Disney World booted it, but not Disneyland. Maybe if Disneyland had Horizons, we would still have it.

In reply to by Kristen (not verified)

Yep, the comment in the article is:

"Country Bear Jamboree and Mr. Toad’s Wild Ride (at Disneyland and Magic Kingdom, respectively) being booted for Pooh"

Country Bear Jamboree was removed for Pooh and Disneyland, and Mr. Toad's Wild Ride was removed for Pooh at Magic Kingdom. That's why it says "at Disneyland and Magic Kingdom, respectively" after listing the two. :P It's like saying, Josie and I bought a brownie and a cookie, respectively. Josie bought a brownie; I bought a cookie.

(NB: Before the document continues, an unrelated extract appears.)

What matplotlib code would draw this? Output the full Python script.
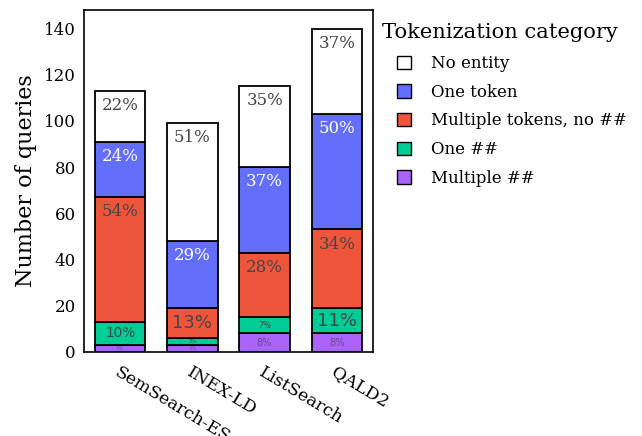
import matplotlib
matplotlib.use('Agg')
import matplotlib.pyplot as plt
from matplotlib.patches import Patch
from matplotlib.transforms import offset_copy

# query sets on the x axis
datasets = ['SemSearch-ES', 'INEX-LD', 'ListSearch', 'QALD2']

# number of queries per tokenization category (bottom to top)
multiple_hash = [3, 3, 8, 8]
one_hash = [10, 3, 7, 11]
multi_tokens = [54, 13, 28, 34]
one_token = [24, 29, 37, 50]
no_entity = [22, 51, 35, 37]

categories = ['No entity', 'One token', 'Multiple tokens, no ##', 'One ##', 'Multiple ##']

plt.rcParams['font.family'] = ['DejaVu Serif']

fig = plt.figure(figsize=(6.42, 4.36), dpi=100)
ax = fig.add_axes([0.131, 0.193, 0.45, 0.784])

stack = [multiple_hash, one_hash, multi_tokens, one_token, no_entity]
colors = ['#ab63fa', '#00cc96', '#ef553b', '#636efa', '#ffffff']
names = ['Multiple ##', 'One ##', 'Multiple tokens, no ##', 'One token', 'No entity']

x = list(range(len(datasets)))
bottom = [0] * len(datasets)
for vals, col in zip(stack, colors):
    ax.bar(x, vals, 0.7, bottom=bottom, color=col, edgecolor='black', linewidth=1.3, zorder=2)
    for i, v in enumerate(vals):
        tcol = 'white' if col == '#636efa' else '#444444'
        if col == '#ab63fa':
            tcol = '#6a4a8a'
        if v >= 20:
            tr = offset_copy(ax.transData, fig=fig, x=0, y=-4.5, units='points')
            ax.text(x[i], bottom[i] + v, '%d%%' % v, ha='center', va='top',
                    fontsize=12, color=tcol, transform=tr, zorder=3)
        else:
            if v >= 11:
                size = 13
            else:
                size = max(4, v * 1.3 - 3.2)
            ax.text(x[i], bottom[i] + v / 2, '%d%%' % v, ha='center', va='center',
                    fontsize=size, color=tcol, zorder=3, family='DejaVu Sans')
    bottom = [b + v for b, v in zip(bottom, vals)]

ax.set_xlim(-0.5, 3.5)
ax.set_ylim(0, 148)
ax.set_yticks(range(0, 141, 20))
ax.tick_params(axis='both', length=0)
ax.tick_params(axis='y', pad=6, labelsize=12)
ax.set_xticks(x)
ax.set_xticklabels(datasets, rotation=-31, ha='left', rotation_mode='anchor', fontsize=12.5)
for lab in ax.get_xticklabels():
    lab.set_y(-0.02)
for sp in ax.spines.values():
    sp.set_linewidth(1.2)
ax.set_ylabel('Number of queries', fontsize=16, labelpad=5)

fig.text(382 / 642, 1 - 32 / 436, 'Tokenization category', fontsize=15.1, va='center', ha='left')
handles = [Patch(facecolor=colors[names.index(c)], edgecolor='black', linewidth=1) for c in categories]
leg = fig.legend(handles, categories, loc='upper left', bbox_to_anchor=(397 / 642, 1 - 55 / 436),
                 frameon=False, fontsize=12, handlelength=0.85, handleheight=0.85,
                 handletextpad=1.2, labelspacing=0.7, borderpad=0, borderaxespad=0)

fig.savefig('out.png', dpi=100)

I really enjoyed the article about Horizons at EPCOT. My children and our best friends kids first rode this probably in 1983. The youngest about 5 and the oldest 7years. We rode and rode and rode that ride. they loved picking the final ride choice. Like mentioned above, the 5 kids got into one car and adults in another. they also loved the Imagination attraction with Figment. Unlike some folks who don't like EPCOT it was always one of our favorite parks to visit and we were a family that centered our vacations around amusement/theme parks. EPCOT made you think a bit. By the way, the characters were always there roaming EPCOT, i have pictures of Donald with my kids from 1983...he was dressed in space garb.